D’accordo, i sardi non sono meridionali. Sono isolani. Però quando si inizia a dividere non si sa mai dove si arriva. Perciò, chiedi lo stesso scusa, alla maniera calda e malandrina che sai fare tu, anche alla mia vicina di casa di questa collina di Gallura. Buona e onesta donna che ti legge e ti stima in una terra dove il lavoro latita come nel Meridione non isolano (e quest’anno sarà carestia anche per i gatti: -98 per cento di ingressi in Sardegna negli ultimi due mesi e una estate da turismo al 30 per cento se va bene).

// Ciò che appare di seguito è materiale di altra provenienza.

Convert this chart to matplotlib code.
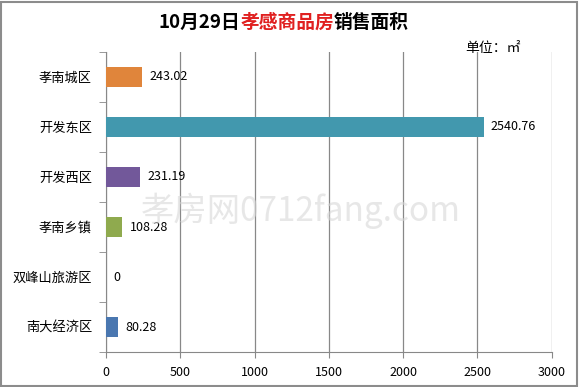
import numpy as np
import matplotlib.pyplot as plt
from matplotlib.offsetbox import TextArea, HPacker, AnchoredOffsetbox
from matplotlib.patches import Rectangle
plt.switch_backend('Agg')

plt.rcParams['font.family'] = ['Noto Sans CJK SC', 'DejaVu Sans']

categories = ['孝南城区', '开发东区', '开发西区', '孝南乡镇', '双峰山旅游区', '南大经济区']
areas = [243.02, 2540.76, 231.19, 108.28, 0, 80.28]
bar_colors = ['#E0853B', '#4298AE', '#72589A', '#8FAA4E', '#8FAA4E', '#4A77B0']
value_labels = ['243.02', '2540.76', '231.19', '108.28', '0', '80.28']

fig = plt.figure(figsize=(5.79, 3.87), dpi=100)
ax = fig.add_axes([0.183, 0.090, 0.770, 0.776])

y = np.arange(len(categories))[::-1]
ax.barh(y, areas, height=0.4, color=bar_colors, zorder=3)
for yi, v, lab in zip(y, areas, value_labels):
    ax.text(v + 50, yi, lab, va='center', ha='left', fontsize=9, zorder=4)

ax.set_xlim(0, 3000)
ax.set_ylim(-0.5, len(categories) - 0.5)
ax.set_xticks(np.arange(0, 3001, 500))
ax.tick_params(axis='x', labelsize=9, length=4, color='#888888', pad=6)
ax.set_yticks(y)
ax.set_yticklabels(categories, fontsize=9.5)
ax.set_yticks(np.arange(-0.5, len(categories), 1), minor=True)
ax.tick_params(axis='y', which='major', length=0, pad=10)
ax.tick_params(axis='y', which='minor', length=5, color='#888888')
ax.grid(axis='x', color='#888888', linewidth=0.9, zorder=0)
for s in ['top', 'right']:
    ax.spines[s].set_visible(False)
for s in ['left', 'bottom']:
    ax.spines[s].set_color('#888888')

# watermark
fig.text(0.52, 0.455, '孝房网0712fang.com', fontsize=24, color='#d8d8d8',
         ha='center', va='center', zorder=0, alpha=0.6)

# title with mixed colours
parts = [TextArea('10月29日', textprops=dict(color='black', fontsize=13.5, fontweight='bold')),
         TextArea('孝感商品房', textprops=dict(color='#E02020', fontsize=13.5, fontweight='bold')),
         TextArea('销售面积', textprops=dict(color='black', fontsize=13.5, fontweight='bold'))]
box = HPacker(children=parts, align='baseline', pad=0, sep=0)
anch = AnchoredOffsetbox(loc='center', child=box, pad=0, frameon=False,
                         bbox_to_anchor=(0.49, 0.943), bbox_transform=fig.transFigure)
fig.add_artist(anch)

fig.text(0.803, 0.876, '单位：㎡', fontsize=10, ha='left', va='center')

fig.add_artist(Rectangle((0.002, 0.003), 0.995, 0.993, transform=fig.transFigure,
                         fill=False, edgecolor='#8c8c8c', linewidth=1.5))

fig.savefig('out.png', dpi=100)
plt.close(fig)
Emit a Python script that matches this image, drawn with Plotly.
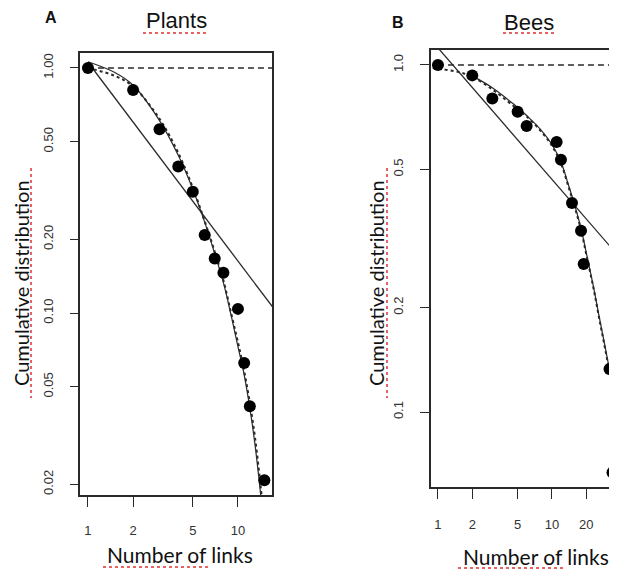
import math
import plotly.graph_objects as go

# ---------------- data ----------------
plants_links = [1, 2, 3, 4, 5, 6, 7, 8, 10, 11, 12, 15]
plants_cum = [1.0, 0.8125, 0.5625, 0.396, 0.3125, 0.208, 0.167, 0.146, 0.104, 0.0625, 0.0417, 0.0208]

plants_pl_x = [1, 17]
plants_pl_y = [1.055, 0.106]

plants_fit_x = [1, 1.5, 2, 3, 4, 5, 6, 7, 8, 9, 10, 11, 12, 13, 14, 15]
plants_fit1_y = [1.06, 0.96, 0.85, 0.61, 0.44, 0.32, 0.235, 0.175, 0.133, 0.098, 0.073, 0.056, 0.041, 0.029, 0.0195, 0.013]
plants_fit2_y = [1.0, 0.93, 0.84, 0.62, 0.45, 0.325, 0.237, 0.178, 0.136, 0.10, 0.076, 0.058, 0.043, 0.031, 0.021, 0.014]

bees_links = [1, 2, 3, 5, 6, 11, 12, 15, 18, 19, 32, 34]
bees_cum = [1.0, 0.933, 0.8, 0.733, 0.667, 0.6, 0.533, 0.4, 0.333, 0.267, 0.133, 0.067]

bees_pl_x = [1, 40]
bees_pl_y = [1.12, 0.277]

bees_fit1_x = [0.9, 1, 1.5, 2, 3, 4, 5, 6, 8, 10, 12, 14, 16, 18, 20, 23, 26, 30, 34, 38]
bees_fit1_y = [0.98, 0.975, 0.955, 0.925, 0.85, 0.79, 0.745, 0.71, 0.645, 0.585, 0.52, 0.445, 0.385, 0.335, 0.285, 0.23, 0.186, 0.146, 0.116, 0.092]
bees_fit2_x = [2, 3, 4, 5, 6, 8, 10, 12, 14, 16, 18, 20, 23, 26, 30, 34, 38]
bees_fit2_y = [0.93, 0.86, 0.80, 0.755, 0.715, 0.65, 0.59, 0.525, 0.45, 0.39, 0.338, 0.288, 0.232, 0.188, 0.148, 0.118, 0.094]

ref_x = [1, 60]
ref_y = [1.0, 1.0]

x_ticks_a = [1, 2, 5, 10]
x_ticks_b = [1, 2, 5, 10, 20]
y_ticks_a = [0.02, 0.05, 0.1, 0.2, 0.5, 1.0]
y_ticks_a_text = ["0.02", "0.05", "0.10", "0.20", "0.50", "1.00"]
y_ticks_b = [0.1, 0.2, 0.5, 1.0]
y_ticks_b_text = ["0.1", "0.2", "0.5", "1.0"]

# ---------------- figure ----------------
OFF = 8            # page body margin offset
W, H = 617 - OFF, 570 - OFF
LINE = "#2a2a2a"
fig = go.Figure()


def add_panel(xa, ya, links, cum, plx, ply, f1x, f1y, f2x, f2y):
    fig.add_trace(go.Scatter(x=ref_x, y=ref_y, mode="lines", xaxis=xa, yaxis=ya,
                             line=dict(color=LINE, width=1.5, dash="6px,4px")))
    fig.add_trace(go.Scatter(x=plx, y=ply, mode="lines", xaxis=xa, yaxis=ya,
                             line=dict(color=LINE, width=1.3)))
    fig.add_trace(go.Scatter(x=f1x, y=f1y, mode="lines", xaxis=xa, yaxis=ya,
                             line=dict(color=LINE, width=2, dash="dot", shape="spline")))
    fig.add_trace(go.Scatter(x=f2x, y=f2y, mode="lines", xaxis=xa, yaxis=ya,
                             line=dict(color=LINE, width=1.2, shape="spline")))
    fig.add_trace(go.Scatter(x=links, y=cum, mode="markers", xaxis=xa, yaxis=ya,
                             marker=dict(color="black", size=12), cliponaxis=False))


add_panel("x", "y", plants_links, plants_cum, plants_pl_x, plants_pl_y,
          plants_fit_x, plants_fit2_y, plants_fit_x, plants_fit1_y)
add_panel("x2", "y2", bees_links, bees_cum, bees_pl_x, bees_pl_y,
          bees_fit1_x, bees_fit1_y, bees_fit2_x, bees_fit2_y)

tickfont = dict(family="Liberation Sans, Arial", size=13, color="#333")
common = dict(type="log", showgrid=False, zeroline=False, showline=True, automargin=False,
              linecolor=LINE, linewidth=1.8, ticks="outside", tickcolor=LINE,
              tickwidth=1.4, tickfont=tickfont)


def px(x):
    return (x - OFF) / W


def py(y):
    return 1 - (y - OFF) / H


fig.update_layout(
    width=W, height=H, margin=dict(l=0, r=0, t=0, b=0, autoexpand=False),
    paper_bgcolor="white", plot_bgcolor="white", showlegend=False,
    xaxis=dict(common, domain=[px(80), px(272)], range=[-0.053, 1.227], anchor="y",
               mirror=True, tickvals=x_ticks_a, ticktext=[str(v) for v in x_ticks_a],
               ticklen=10, ticklabelstandoff=12),
    yaxis=dict(common, domain=[py(495), py(53)], range=[math.log10(0.0181), 0.061], anchor="x",
               mirror=True, tickvals=y_ticks_a, ticktext=y_ticks_a_text, tickangle=-90,
               ticklen=8, ticklabelstandoff=12),
    xaxis2=dict(common, domain=[px(431), 1.0], range=[-0.061, 1.571], anchor="y2",
                mirror=True, tickvals=x_ticks_b, ticktext=[str(v) for v in x_ticks_b],
                ticklen=10, ticklabelstandoff=14),
    yaxis2=dict(common, domain=[py(487), py(50)], range=[-1.216, 0.043], anchor="x2",
                mirror=False, tickvals=y_ticks_b, ticktext=y_ticks_b_text, tickangle=-90,
                ticklen=9, ticklabelstandoff=12),
)

ann = []


def text(x, y, s, size, family, bold=False, angle=0, color="#111"):
    ann.append(dict(x=px(x), y=py(y), xref="paper", yref="paper", text=(f"<b>{s}</b>" if bold else s),
                    showarrow=False, textangle=angle, xanchor="center", yanchor="middle",
                    borderpad=0, font=dict(size=size, family=family, color=color)))


text(51, 17, "A", 16, "Liberation Sans, Arial", bold=True)
text(398, 22, "B", 16, "Liberation Sans, Arial", bold=True)
text(176, 21, "Plants", 22, "Liberation Sans, Arial")
text(529, 22, "Bees", 22, "Liberation Sans, Arial")
text(180, 554, "Number of links", 21, "Lato")
text(536, 556, "Number of links", 21, "Lato")
text(21, 283, "Cumulative distribution", 20, "Lato", angle=-90)
text(376, 283, "Cumulative distribution", 20, "Lato", angle=-90)
fig.update_layout(annotations=ann)

# spell-check squiggles
squiggles = [
    (143, 33, 209, 33), (503, 33, 557, 33),
    (31, 168, 31, 398), (387, 168, 387, 398),
    (103, 567, 210, 567), (458, 568, 565, 568),
]
for x0, y0, x1, y1 in squiggles:
    fig.add_shape(type="line", xref="paper", yref="paper", x0=px(x0), y0=py(y0), x1=px(x1), y1=py(y1),
                  line=dict(color="#e03030", width=1.5, dash="dot"))

fig.write_html("out.html")
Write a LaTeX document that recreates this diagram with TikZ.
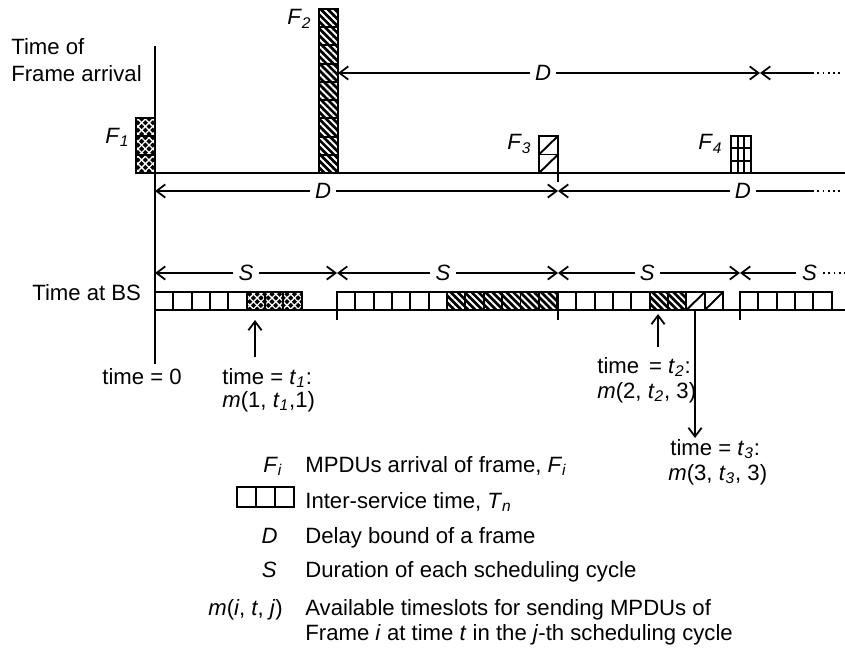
\documentclass[tikz,border=0pt]{standalone}
\usepackage{fontspec}
\setmainfont{Liberation Sans}
\usetikzlibrary{arrows.meta,patterns.meta}
\newcommand{\sy}[2]{\textit{#1}\textsubscript{\textit{#2}}}
\tikzset{
  axis/.style={draw=black, line width=1.2pt},
  dim/.style={draw=black, line width=1pt, >={Straight Barb[length=5pt,width=7.5pt]}},
  dots/.style={draw=black, line width=1pt, dash pattern=on 1pt off 2pt},
  lbl/.style={fill=white, inner xsep=3pt, inner ysep=1pt},
  txt/.style={inner sep=0pt},
  cell/.style={draw=black, line width=1.1pt, fill=white},
  xcell/.style={draw=black, line width=1.1pt,
    preaction={fill=black},
    preaction={pattern={Lines[angle=45,distance=3pt,line width=0.75pt]}, pattern color=white},
    preaction={pattern={Lines[angle=-45,distance=3pt,line width=0.75pt]}, pattern color=white}},
  dcell/.style={draw=black, line width=1.1pt,
    preaction={fill=black},
    preaction={pattern={Lines[angle=-45,distance=2.8pt,line width=1.1pt]}, pattern color=white}}
}

\begin{document}
\begin{tikzpicture}[x=0.02cm, y=-0.02cm, font=\fontsize{12.6}{14.2}\selectfont]
  \useasboundingbox (0,0) rectangle (845,652);

  % frame arrivals
  \foreach \k in {0,1,2} \draw[xcell] (136,{118+\k*18.33}) rectangle ++(19,18.33);
  \foreach \k in {0,...,8} \draw[dcell] (319,{9+\k*18.22}) rectangle ++(19,18.22);
  \foreach \k in {0,1} {
    \draw[cell] (539,{136+\k*18.5}) rectangle ++(19,18.5);
    \draw[line width=1.1pt] (539,{154.5+\k*18.5}) -- ++(19,-18.5);
  }
  \draw[cell] (731,136) rectangle (751,173);
  \draw[line width=1.1pt] (737.7,136) -- (737.7,173) (744.3,136) -- (744.3,173)
    (731,148.3) -- (751,148.3) (731,160.7) -- (751,160.7);

  \node[txt, anchor=base west] (f1) at (105,143) {\sy{F}{1}};
  \node[txt, anchor=base west] (f2) at (287,25) {\sy{F}{2}};
  \node[txt, anchor=base west] (f3) at (507,150) {\sy{F}{3}};
  \node[txt, anchor=base west] (f4) at (698,150) {\sy{F}{4}};

  % service slots at BS
  \foreach \k in {0,...,4} \draw[cell] ({155+\k*18.35},292) rectangle ++(18.35,18);
  \foreach \k in {5,6,7} \draw[xcell] ({155+\k*18.35},292) rectangle ++(18.35,18);
  \foreach \k in {0,...,5} \draw[cell] ({337+\k*18.35},292) rectangle ++(18.35,18);
  \foreach \k in {6,...,11} \draw[dcell] ({337+\k*18.35},292) rectangle ++(18.35,18);
  \foreach \k in {0,...,4} \draw[cell] ({558+\k*18.35},292) rectangle ++(18.35,18);
  \foreach \k in {5,6} \draw[dcell] ({558+\k*18.35},292) rectangle ++(18.35,18);
  \foreach \k in {7,8} {
    \draw[cell] ({558+\k*18.35},292) rectangle ++(18.35,18);
    \draw[line width=1.1pt] ({558+\k*18.35},310) -- ++(18.35,-18);
  }
  \foreach \k in {0,...,4} \draw[cell] ({740+\k*18.35},292) rectangle ++(18.35,18);

  % axes
  \coordinate (v0) at (155,46);
  \coordinate (v1) at (155,364);
  \coordinate (fa0) at (136,173);
  \coordinate (fa1) at (845,173);
  \coordinate (bs0) at (155,310);
  \coordinate (bs1) at (845,310);
  \draw[axis] (v0) -- (v1);
  \draw[axis] (fa0) -- (fa1);
  \draw[axis] (bs0) -- (bs1);
  \coordinate (k0a) at (558,173);
  \coordinate (k0b) at (558,182);
  \coordinate (k1a) at (337,310);
  \coordinate (k1b) at (337,320);
  \coordinate (k2a) at (558,310);
  \coordinate (k2b) at (558,320);
  \coordinate (k3a) at (740,310);
  \coordinate (k3b) at (740,320);
  \draw[axis] (k0a) -- (k0b);
  \draw[axis] (k1a) -- (k1b);
  \draw[axis] (k2a) -- (k2b);
  \draw[axis] (k3a) -- (k3b);

  \node[txt, anchor=base west] (tfa1) at (11,55) {Time of};
  \node[txt, anchor=base west] (tfa2) at (11,82) {Frame arrival};
  \node[txt, anchor=base west] (tbs) at (32,300) {Time at BS};

  % delay bounds
  \coordinate (da0) at (338,73);
  \coordinate (da1) at (760,73);
  \coordinate (da2) at (812,73);
  \coordinate (da3) at (840,73);
  \draw[dim,<->] (da0) -- node[lbl, pos=0.486] (dA) {\textit{D}} (da1);
  \draw[dim,<-] (da1) -- (da2);
  \draw[dots] (da2) -- (da3);
  \coordinate (db0) at (155,191);
  \coordinate (db1) at (558,191);
  \coordinate (db2) at (812,191);
  \coordinate (db3) at (840,191);
  \draw[dim,<->] (db0) -- node[lbl, pos=0.417] (dB) {\textit{D}} (db1);
  \draw[dim,<-] (db1) -- node[lbl, pos=0.728] (dC) {\textit{D}} (db2);
  \draw[dots] (db2) -- (db3);

  % scheduling cycles
  \coordinate (s0) at (155,273);
  \coordinate (s1) at (337,273);
  \coordinate (s2) at (558,273);
  \coordinate (s3) at (740,273);
  \coordinate (s4) at (796,273);
  \coordinate (s5) at (845,273);
  \draw[dim,<->] (s0) -- node[lbl, pos=0.5] (sA) {\textit{S}} (s1);
  \draw[dim,<->] (s1) -- node[lbl, pos=0.48] (sB) {\textit{S}} (s2);
  \draw[dim,<->] (s2) -- node[lbl, pos=0.49] (sC) {\textit{S}} (s3);
  \draw[dim,<-] (s3) -- (s4) node[lbl, anchor=west] (sD) {\textit{S}};
  \draw[dots] (sD.east) -- (s5);

  % time instants
  \node[txt, anchor=base west] (t0) at (102,384) {time = 0};
  \node[txt, anchor=base west] (t1) at (222,384) {time = \sy{t}{1}:};
  \node[txt, anchor=base west] (m1) at (222,407) {\textit{m}(1, \sy{t}{1},1)};
  \node[txt, anchor=base west] (t2) at (597,373) {time \,= \sy{t}{2}:};
  \node[txt, anchor=base west] (m2) at (597,398) {\textit{m}(2, \sy{t}{2}, 3)};
  \node[txt, anchor=base west] (t3) at (670,455) {time = \sy{t}{3}:};
  \node[txt, anchor=base west] (m3) at (668,480) {\textit{m}(3, \sy{t}{3}, 3)};
  \coordinate (u1a) at (255,357);
  \coordinate (u1b) at (255,320);
  \coordinate (u2a) at (658,347);
  \coordinate (u2b) at (658,314);
  \coordinate (u3a) at (695,310);
  \coordinate (u3b) at (695,438);
  \draw[dim,->] (u1a) -- (u1b);
  \draw[dim,->] (u2a) -- (u2b);
  \draw[dim,->] (u3a) -- (u3b);

  % legend
  \node[txt, anchor=base east] (kF) at (283,472) {\sy{F}{i}};
  \node[txt, anchor=base west] (kFt) at (305,472) {MPDUs arrival of frame, \sy{F}{i}};
  \foreach \k in {0,1,2} \draw[cell] ({237+\k*19},487) rectangle ++(19,20);
  \node[txt, anchor=base west] (kTt) at (305,508) {Inter-service time, \sy{T}{n}};
  \node[txt, anchor=base east] (kD) at (278,543) {\textit{D}};
  \node[txt, anchor=base west] (kDt) at (305,543) {Delay bound of a frame};
  \node[txt, anchor=base east] (kS) at (277,577) {\textit{S}};
  \node[txt, anchor=base west] (kSt) at (305,577) {Duration of each scheduling cycle};
  \node[txt, anchor=base east] (kM) at (283,615) {\textit{m}(\textit{i}, \textit{t}, \textit{j})};
  \node[txt, anchor=base west] (kMt) at (305,615) {Available timeslots for sending MPDUs of};
  \node[txt, anchor=base west] (kMu) at (305,640) {Frame \textit{i} at time \textit{t} in the \textit{j}-th scheduling cycle};
\end{tikzpicture}
\end{document}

Insomma, i meridionali sono i tuoi lettori, non farli mettere in difficoltà dalle varie trimurti, espressione di fantasia per dire quelli che conosciamo delle divinità false, razziste e (veramente!) istigatrici all’odio. Che spadroneggiano al Sud con le loro (vere!) mafie, dalle scuole ai ministeri. Fai come me, Vittorio, ma soprattutto fai come l’invincibile massacrato dalle procure e mai domo della politica italiana. Berlusconi che – «qualche verme annidato nei giornalacci», questo è il lessico di Marco Travaglio, uno dei più coraggiosi eroici direttori dello scorreggiatoio italico – ci è diventato ricco e anziano a dargli dell’inferiore.
Berlusconi. L’uomo che si sbarazzò di Travaglio col semplice e puro gesto di un fazzoletto utilizzato come spolverino della sedia chez Santoro su cui poco prima era stato seduto il Re Sole del Fatto. Berlusconi. Che ieri mattina, mentre il premier Giuseppe Conte partiva per l’Europa mogio mogio, come un fraticello questuante e senza fede, rilanciava con la sua firma sicura e solare: «Siamo un’opposizione responsabile che si stringe alle istituzioni, quando c’è l’emergenza, quando sono in pericolo gli italiani».
Siamo italiani, e sentirsi italiani è indispensabile per sconfiggere un volta per tutte ipocriti e falsari buoni di fare solo le ballerine con l’impermeabile della sovrana Indignazione. E reggere la corda al boia.
Vittorio, ricordati che dobbiamo aiutare una sommossa resurrezionalista. Non cadere nella trappola – sempre così suggestivamente attuale e veritiera – della favola di Esopo l’agnello e il lupo.